The Ismaili Centre, Lisbon, is one of six Ismaili Centres worldwide. Established in the Palma de Baixo area of Lisbon in 1998, it is a religious, social and cultural meeting place for the Shi'ite Ismaili Muslim community in Portugal.

== Establishment ==
In December 1996, Portuguese President Jorge Sampaio laid the foundation stone of the Ismaili Centre, and on 11 July 1998 it was officially opened by President Sampaio and His Highness the Aga Khan.

The Ismaili community in Portugal has grown since the 1970s, necessitating the need for this new, permanent marker of their presence in Portugal.

On July 13, 2023, the Portuguese President Marcelo Rebelo de Sousa awarded the Portuguese Order of Merit to the Ismaili Centre, Lisbon.

== Architecture ==
The Ismaili Centre, Lisbon is a distinct architectural complex on a 18000 m2 site, that contains 12000 m2 of gardens and patios.

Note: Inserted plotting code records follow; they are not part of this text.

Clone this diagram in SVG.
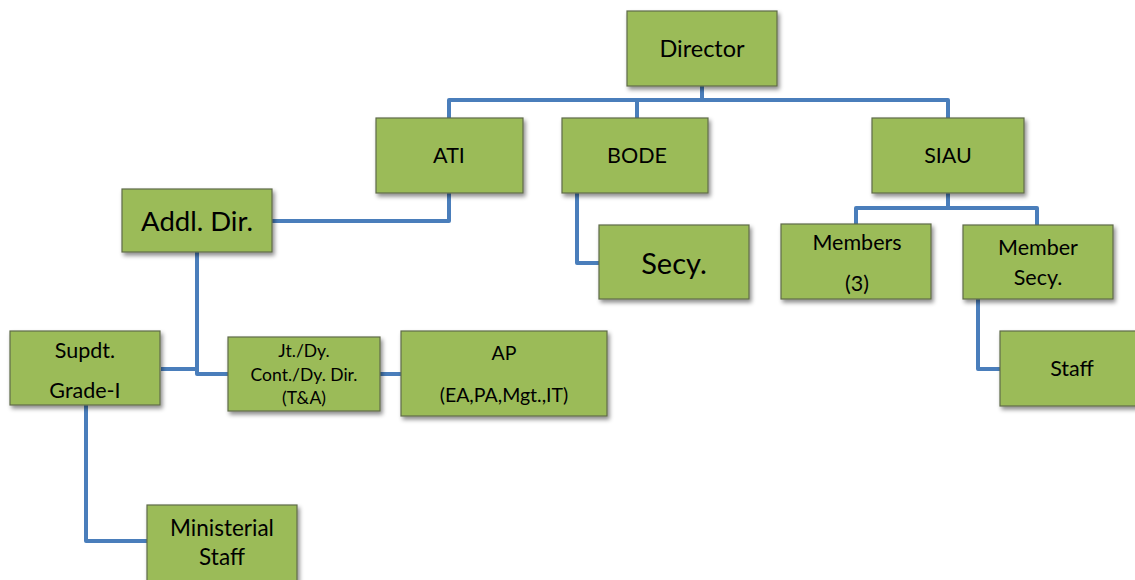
<svg xmlns="http://www.w3.org/2000/svg" width="1135" height="580" viewBox="0 0 1135 580">
<style>
.box{fill:#9BBB59;stroke:#5f6b4a;stroke-width:1.2;filter:url(#sh)}
.t{font-family:Lato,"Open Sans","Liberation Sans",sans-serif;fill:#000;text-anchor:middle}
.c{fill:none;stroke:#4A7EBB;stroke-width:4;stroke-linejoin:round}
</style>
<defs>
<filter id="sh" x="-10%" y="-10%" width="130%" height="140%">
<feDropShadow dx="2" dy="3" stdDeviation="2" flood-color="#000" flood-opacity="0.45"/>
</filter>
</defs>
<rect width="1135" height="580" fill="#fff"/>
<g id="connectors">
<path class="c" d="M702,86 V100 M449,118 V100 H948 V118 M637,100 V118"/>
<path class="c" d="M449,193 V221 H272"/>
<path class="c" d="M577,193 V263 H599"/>
<path class="c" d="M948,193 V208 M856,224 V208 H1037 V225"/>
<path class="c" d="M978,299 V369 H1000"/>
<path class="c" d="M197,252 V374 H228 M161,369 H197"/>
<path class="c" d="M380,374 H401"/>
<path class="c" d="M86,405 V541 H147"/>
</g>
<g id="director"><rect class="box" x="627" y="11" width="150" height="75"/><text class="t" x="702" y="57" font-size="23.5">Director</text></g>
<g id="ati"><rect class="box" x="376" y="118" width="147" height="75"/><text class="t" x="449" y="163" font-size="21.5">ATI</text></g>
<g id="bode"><rect class="box" x="562" y="118" width="146" height="75"/><text class="t" x="637" y="163" font-size="21.5">BODE</text></g>
<g id="siau"><rect class="box" x="872" y="118" width="152" height="75"/><text class="t" x="948" y="163" font-size="21.5">SIAU</text></g>
<g id="addl-dir"><rect class="box" x="122" y="189" width="150" height="63"/><text class="t" x="197" y="231" font-size="27.5">Addl. Dir.</text></g>
<g id="secy"><rect class="box" x="599" y="225" width="150" height="74"/><text class="t" x="674" y="274" font-size="29">Secy.</text></g>
<g id="members"><rect class="box" x="781" y="224" width="150" height="75"/><text class="t" x="857" y="250" font-size="21.5">Members</text><text class="t" x="857" y="291" font-size="21.5">(3)</text></g>
<g id="member-secy"><rect class="box" x="963" y="225" width="150" height="74"/><text class="t" x="1038" y="255" font-size="21.5">Member</text><text class="t" x="1038" y="285" font-size="21.5">Secy.</text></g>
<g id="staff"><rect class="box" x="1000" y="331" width="140" height="75"/><text class="t" x="1072" y="376" font-size="21.5">Staff</text></g>
<g id="supdt"><rect class="box" x="10" y="331" width="150" height="74"/><text class="t" x="85" y="358" font-size="21.5">Supdt.</text><text class="t" x="85" y="398" font-size="21.5">Grade-I</text></g>
<g id="jt-dy"><rect class="box" x="228" y="337" width="152" height="74"/><text class="t" x="304" y="357" font-size="17.5">Jt./Dy.</text><text class="t" x="304" y="381" font-size="17.5">Cont./Dy. Dir.</text><text class="t" x="304" y="404" font-size="17.5">(T&amp;A)</text></g>
<g id="ap"><rect class="box" x="401" y="331" width="206" height="85"/><text class="t" x="504" y="360" font-size="19.5">AP</text><text class="t" x="504" y="402" font-size="19.5">(EA,PA,Mgt.,IT)</text></g>
<g id="ministerial-staff"><rect class="box" x="147" y="505" width="150" height="80"/><text class="t" x="222" y="536" font-size="22.5">Ministerial</text><text class="t" x="222" y="565" font-size="22.5">Staff</text></g>
</svg>
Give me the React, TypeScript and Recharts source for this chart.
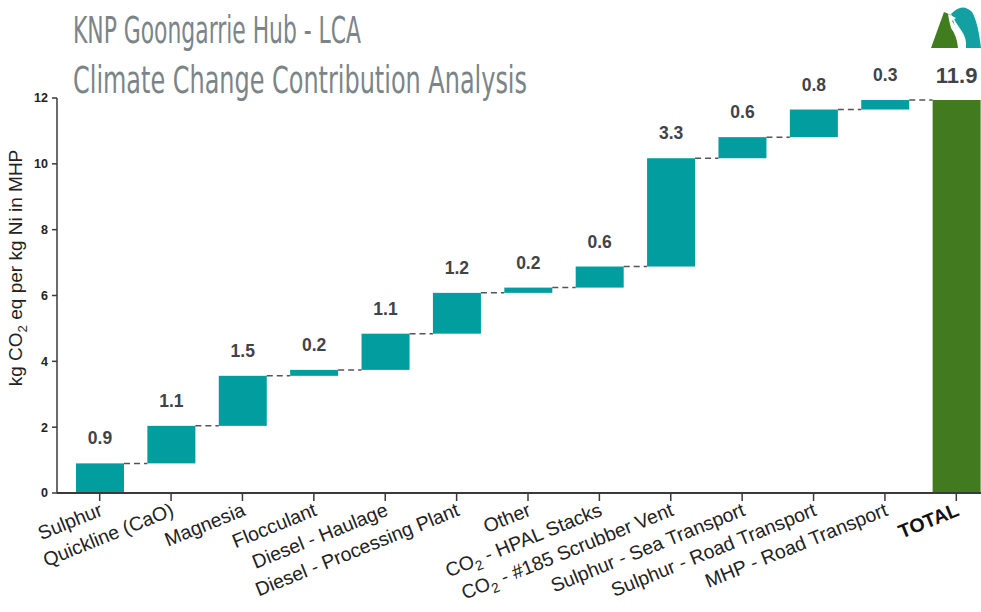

The main religious and meeting space of the local Ismaili Muslim community is located in the lioz stone and glass building located in the Laranjeiras neighbourhood.

The site was developed following an international competition resulting in the selection of architect Raj Rewal. He was later joined by the office of the Portuguese architect, Frederico Valsassina. The landscaping was entrusted to PROAP.

The Ismaili Centre takes inspiration from the philosophy and traditions of Eastern Islamic architecture, combined with those from the Iberian Peninsula. The principles are highlighted in the composition of space, in the numerous courtyards and fountains, in the stonework and the metal gates and in the Mediterranean flora. The design is influenced by an amalgamation of traditional spatial arrangements of courtyards, such as those in the Alhambra and Fatehpur Sikri, as well as Islamic patterns.

Fountains, running water and foliage form the landscaping of the six courtyards and external spaces.

== Ethos and purpose ==
The Ismaili Centres are an example of such spaces of gathering and are symbolic of the permanently present core Ismaili values and traditions.

Since its establishment in 1998, the Ismaili Centre, Lisbon has hosted public exhibitions, lectures, and musical programs.

==2023 stabbings==

On the morning of 28 March 2023, two Portuguese women belonging to the staff of the Ismaili Muslim Centre in Lisbon were stabbed to death by an Afghan refugee who was taking Portuguese language classes at the centre.